Dataset section
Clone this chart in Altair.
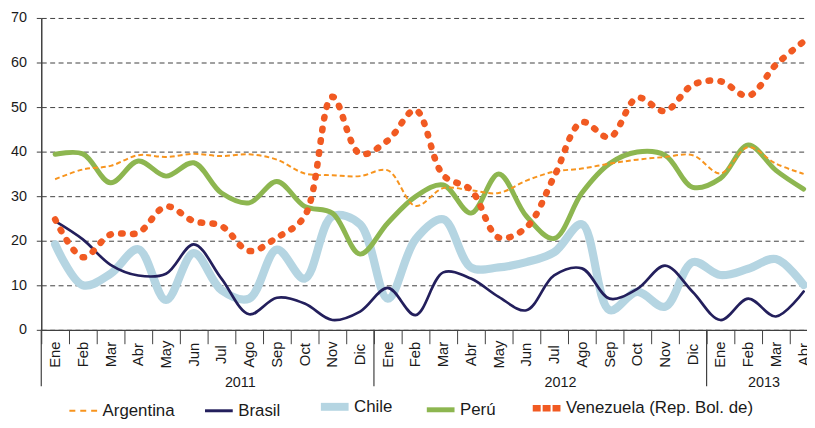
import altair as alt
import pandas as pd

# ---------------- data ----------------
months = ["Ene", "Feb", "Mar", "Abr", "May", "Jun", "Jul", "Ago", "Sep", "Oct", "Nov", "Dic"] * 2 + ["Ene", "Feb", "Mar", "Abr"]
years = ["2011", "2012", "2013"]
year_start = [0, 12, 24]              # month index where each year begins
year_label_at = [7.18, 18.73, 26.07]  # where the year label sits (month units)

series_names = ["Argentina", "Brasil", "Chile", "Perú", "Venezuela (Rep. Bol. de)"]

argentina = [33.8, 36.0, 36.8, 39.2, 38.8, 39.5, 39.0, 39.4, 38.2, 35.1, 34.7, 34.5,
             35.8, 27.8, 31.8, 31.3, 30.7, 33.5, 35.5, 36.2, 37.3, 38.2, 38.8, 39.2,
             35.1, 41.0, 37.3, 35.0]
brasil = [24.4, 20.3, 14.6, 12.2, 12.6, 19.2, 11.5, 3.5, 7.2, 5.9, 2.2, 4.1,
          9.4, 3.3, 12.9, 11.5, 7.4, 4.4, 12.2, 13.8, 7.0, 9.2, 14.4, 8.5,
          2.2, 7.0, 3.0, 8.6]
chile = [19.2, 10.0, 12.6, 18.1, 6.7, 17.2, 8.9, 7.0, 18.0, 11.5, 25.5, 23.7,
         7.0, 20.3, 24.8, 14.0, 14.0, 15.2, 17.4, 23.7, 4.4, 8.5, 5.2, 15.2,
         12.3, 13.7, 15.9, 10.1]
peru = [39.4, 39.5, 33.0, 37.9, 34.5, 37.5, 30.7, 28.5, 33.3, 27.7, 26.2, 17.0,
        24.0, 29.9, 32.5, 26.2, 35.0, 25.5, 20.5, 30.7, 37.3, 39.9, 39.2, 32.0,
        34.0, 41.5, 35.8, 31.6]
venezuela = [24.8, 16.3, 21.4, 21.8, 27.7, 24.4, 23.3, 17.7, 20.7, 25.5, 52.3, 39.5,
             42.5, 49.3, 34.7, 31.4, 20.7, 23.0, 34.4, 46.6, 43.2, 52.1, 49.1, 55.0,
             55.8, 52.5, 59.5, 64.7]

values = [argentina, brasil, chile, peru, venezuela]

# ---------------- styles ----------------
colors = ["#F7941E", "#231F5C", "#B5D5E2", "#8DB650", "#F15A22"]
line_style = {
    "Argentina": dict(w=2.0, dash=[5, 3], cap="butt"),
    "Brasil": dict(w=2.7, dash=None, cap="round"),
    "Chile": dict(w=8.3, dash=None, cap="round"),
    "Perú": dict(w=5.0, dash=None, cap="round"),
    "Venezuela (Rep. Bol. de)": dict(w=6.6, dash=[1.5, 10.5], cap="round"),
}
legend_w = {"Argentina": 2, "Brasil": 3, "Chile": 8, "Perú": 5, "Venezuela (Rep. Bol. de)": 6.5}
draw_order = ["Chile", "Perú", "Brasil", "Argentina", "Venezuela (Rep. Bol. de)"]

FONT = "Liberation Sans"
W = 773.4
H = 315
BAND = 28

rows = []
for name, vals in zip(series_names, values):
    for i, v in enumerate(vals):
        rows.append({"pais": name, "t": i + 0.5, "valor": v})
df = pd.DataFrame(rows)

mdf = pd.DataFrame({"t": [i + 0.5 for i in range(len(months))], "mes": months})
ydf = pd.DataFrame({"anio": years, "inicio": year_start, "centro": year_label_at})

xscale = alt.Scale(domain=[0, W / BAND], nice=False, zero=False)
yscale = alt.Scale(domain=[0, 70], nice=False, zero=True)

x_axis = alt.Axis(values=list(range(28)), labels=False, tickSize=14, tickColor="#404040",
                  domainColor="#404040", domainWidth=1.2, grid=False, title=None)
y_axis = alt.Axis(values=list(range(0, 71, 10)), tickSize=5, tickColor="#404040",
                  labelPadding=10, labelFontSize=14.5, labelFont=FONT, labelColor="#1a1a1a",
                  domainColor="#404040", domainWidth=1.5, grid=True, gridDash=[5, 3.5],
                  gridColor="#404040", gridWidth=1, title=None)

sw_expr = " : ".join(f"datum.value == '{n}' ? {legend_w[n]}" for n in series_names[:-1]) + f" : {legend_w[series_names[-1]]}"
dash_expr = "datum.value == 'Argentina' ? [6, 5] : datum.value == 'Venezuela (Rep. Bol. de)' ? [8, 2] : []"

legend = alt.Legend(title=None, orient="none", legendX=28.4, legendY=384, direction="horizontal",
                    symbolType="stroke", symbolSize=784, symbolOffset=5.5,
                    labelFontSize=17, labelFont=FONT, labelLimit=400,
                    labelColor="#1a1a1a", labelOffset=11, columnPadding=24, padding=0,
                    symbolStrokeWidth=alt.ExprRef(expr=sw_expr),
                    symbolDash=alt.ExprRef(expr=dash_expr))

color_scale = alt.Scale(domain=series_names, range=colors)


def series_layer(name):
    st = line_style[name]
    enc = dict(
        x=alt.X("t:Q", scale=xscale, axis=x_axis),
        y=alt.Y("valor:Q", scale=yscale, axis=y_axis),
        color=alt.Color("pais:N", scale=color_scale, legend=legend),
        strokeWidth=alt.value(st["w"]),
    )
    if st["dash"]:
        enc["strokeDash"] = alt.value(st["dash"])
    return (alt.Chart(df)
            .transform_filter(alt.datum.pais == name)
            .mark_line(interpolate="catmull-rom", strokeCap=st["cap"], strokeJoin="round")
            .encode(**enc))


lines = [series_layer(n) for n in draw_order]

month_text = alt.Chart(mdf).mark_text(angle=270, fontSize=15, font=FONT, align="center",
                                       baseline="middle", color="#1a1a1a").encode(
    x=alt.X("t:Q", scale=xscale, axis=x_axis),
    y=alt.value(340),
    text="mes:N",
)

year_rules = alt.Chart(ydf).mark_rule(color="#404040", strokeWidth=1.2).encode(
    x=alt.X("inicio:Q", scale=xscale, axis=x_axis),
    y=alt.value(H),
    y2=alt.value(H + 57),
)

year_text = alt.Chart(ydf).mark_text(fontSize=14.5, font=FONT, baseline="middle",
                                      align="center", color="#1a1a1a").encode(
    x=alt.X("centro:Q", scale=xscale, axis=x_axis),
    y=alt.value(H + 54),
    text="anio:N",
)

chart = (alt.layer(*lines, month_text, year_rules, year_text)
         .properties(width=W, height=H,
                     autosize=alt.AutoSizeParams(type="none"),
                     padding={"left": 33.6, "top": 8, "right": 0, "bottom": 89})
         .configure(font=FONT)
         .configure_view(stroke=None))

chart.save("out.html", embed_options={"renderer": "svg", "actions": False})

Requirements
Return the listing above word for word, with the pictures removed.

Response to this exercise
Clone this chart in Altair.
import altair as alt
import pandas as pd

# ---------------- data ----------------
months = ["Ene", "Feb", "Mar", "Abr", "May", "Jun", "Jul", "Ago", "Sep", "Oct", "Nov", "Dic"] * 2 + ["Ene", "Feb", "Mar", "Abr"]
years = ["2011", "2012", "2013"]
year_start = [0, 12, 24]              # month index where each year begins
year_label_at = [7.18, 18.73, 26.07]  # where the year label sits (month units)

series_names = ["Argentina", "Brasil", "Chile", "Perú", "Venezuela (Rep. Bol. de)"]

argentina = [33.8, 36.0, 36.8, 39.2, 38.8, 39.5, 39.0, 39.4, 38.2, 35.1, 34.7, 34.5,
             35.8, 27.8, 31.8, 31.3, 30.7, 33.5, 35.5, 36.2, 37.3, 38.2, 38.8, 39.2,
             35.1, 41.0, 37.3, 35.0]
brasil = [24.4, 20.3, 14.6, 12.2, 12.6, 19.2, 11.5, 3.5, 7.2, 5.9, 2.2, 4.1,
          9.4, 3.3, 12.9, 11.5, 7.4, 4.4, 12.2, 13.8, 7.0, 9.2, 14.4, 8.5,
          2.2, 7.0, 3.0, 8.6]
chile = [19.2, 10.0, 12.6, 18.1, 6.7, 17.2, 8.9, 7.0, 18.0, 11.5, 25.5, 23.7,
         7.0, 20.3, 24.8, 14.0, 14.0, 15.2, 17.4, 23.7, 4.4, 8.5, 5.2, 15.2,
         12.3, 13.7, 15.9, 10.1]
peru = [39.4, 39.5, 33.0, 37.9, 34.5, 37.5, 30.7, 28.5, 33.3, 27.7, 26.2, 17.0,
        24.0, 29.9, 32.5, 26.2, 35.0, 25.5, 20.5, 30.7, 37.3, 39.9, 39.2, 32.0,
        34.0, 41.5, 35.8, 31.6]
venezuela = [24.8, 16.3, 21.4, 21.8, 27.7, 24.4, 23.3, 17.7, 20.7, 25.5, 52.3, 39.5,
             42.5, 49.3, 34.7, 31.4, 20.7, 23.0, 34.4, 46.6, 43.2, 52.1, 49.1, 55.0,
             55.8, 52.5, 59.5, 64.7]

values = [argentina, brasil, chile, peru, venezuela]

# ---------------- styles ----------------
colors = ["#F7941E", "#231F5C", "#B5D5E2", "#8DB650", "#F15A22"]
line_style = {
    "Argentina": dict(w=2.0, dash=[5, 3], cap="butt"),
    "Brasil": dict(w=2.7, dash=None, cap="round"),
    "Chile": dict(w=8.3, dash=None, cap="round"),
    "Perú": dict(w=5.0, dash=None, cap="round"),
    "Venezuela (Rep. Bol. de)": dict(w=6.6, dash=[1.5, 10.5], cap="round"),
}
legend_w = {"Argentina": 2, "Brasil": 3, "Chile": 8, "Perú": 5, "Venezuela (Rep. Bol. de)": 6.5}
draw_order = ["Chile", "Perú", "Brasil", "Argentina", "Venezuela (Rep. Bol. de)"]

FONT = "Liberation Sans"
W = 773.4
H = 315
BAND = 28

rows = []
for name, vals in zip(series_names, values):
    for i, v in enumerate(vals):
        rows.append({"pais": name, "t": i + 0.5, "valor": v})
df = pd.DataFrame(rows)

mdf = pd.DataFrame({"t": [i + 0.5 for i in range(len(months))], "mes": months})
ydf = pd.DataFrame({"anio": years, "inicio": year_start, "centro": year_label_at})

xscale = alt.Scale(domain=[0, W / BAND], nice=False, zero=False)
yscale = alt.Scale(domain=[0, 70], nice=False, zero=True)

x_axis = alt.Axis(values=list(range(28)), labels=False, tickSize=14, tickColor="#404040",
                  domainColor="#404040", domainWidth=1.2, grid=False, title=None)
y_axis = alt.Axis(values=list(range(0, 71, 10)), tickSize=5, tickColor="#404040",
                  labelPadding=10, labelFontSize=14.5, labelFont=FONT, labelColor="#1a1a1a",
                  domainColor="#404040", domainWidth=1.5, grid=True, gridDash=[5, 3.5],
                  gridColor="#404040", gridWidth=1, title=None)

sw_expr = " : ".join(f"datum.value == '{n}' ? {legend_w[n]}" for n in series_names[:-1]) + f" : {legend_w[series_names[-1]]}"
dash_expr = "datum.value == 'Argentina' ? [6, 5] : datum.value == 'Venezuela (Rep. Bol. de)' ? [8, 2] : []"

legend = alt.Legend(title=None, orient="none", legendX=28.4, legendY=384, direction="horizontal",
                    symbolType="stroke", symbolSize=784, symbolOffset=5.5,
                    labelFontSize=17, labelFont=FONT, labelLimit=400,
                    labelColor="#1a1a1a", labelOffset=11, columnPadding=24, padding=0,
                    symbolStrokeWidth=alt.ExprRef(expr=sw_expr),
                    symbolDash=alt.ExprRef(expr=dash_expr))

color_scale = alt.Scale(domain=series_names, range=colors)


def series_layer(name):
    st = line_style[name]
    enc = dict(
        x=alt.X("t:Q", scale=xscale, axis=x_axis),
        y=alt.Y("valor:Q", scale=yscale, axis=y_axis),
        color=alt.Color("pais:N", scale=color_scale, legend=legend),
        strokeWidth=alt.value(st["w"]),
    )
    if st["dash"]:
        enc["strokeDash"] = alt.value(st["dash"])
    return (alt.Chart(df)
            .transform_filter(alt.datum.pais == name)
            .mark_line(interpolate="catmull-rom", strokeCap=st["cap"], strokeJoin="round")
            .encode(**enc))


lines = [series_layer(n) for n in draw_order]

month_text = alt.Chart(mdf).mark_text(angle=270, fontSize=15, font=FONT, align="center",
                                       baseline="middle", color="#1a1a1a").encode(
    x=alt.X("t:Q", scale=xscale, axis=x_axis),
    y=alt.value(340),
    text="mes:N",
)

year_rules = alt.Chart(ydf).mark_rule(color="#404040", strokeWidth=1.2).encode(
    x=alt.X("inicio:Q", scale=xscale, axis=x_axis),
    y=alt.value(H),
    y2=alt.value(H + 57),
)

year_text = alt.Chart(ydf).mark_text(fontSize=14.5, font=FONT, baseline="middle",
                                      align="center", color="#1a1a1a").encode(
    x=alt.X("centro:Q", scale=xscale, axis=x_axis),
    y=alt.value(H + 54),
    text="anio:N",
)

chart = (alt.layer(*lines, month_text, year_rules, year_text)
         .properties(width=W, height=H,
                     autosize=alt.AutoSizeParams(type="none"),
                     padding={"left": 33.6, "top": 8, "right": 0, "bottom": 89})
         .configure(font=FONT)
         .configure_view(stroke=None))

chart.save("out.html", embed_options={"renderer": "svg", "actions": False})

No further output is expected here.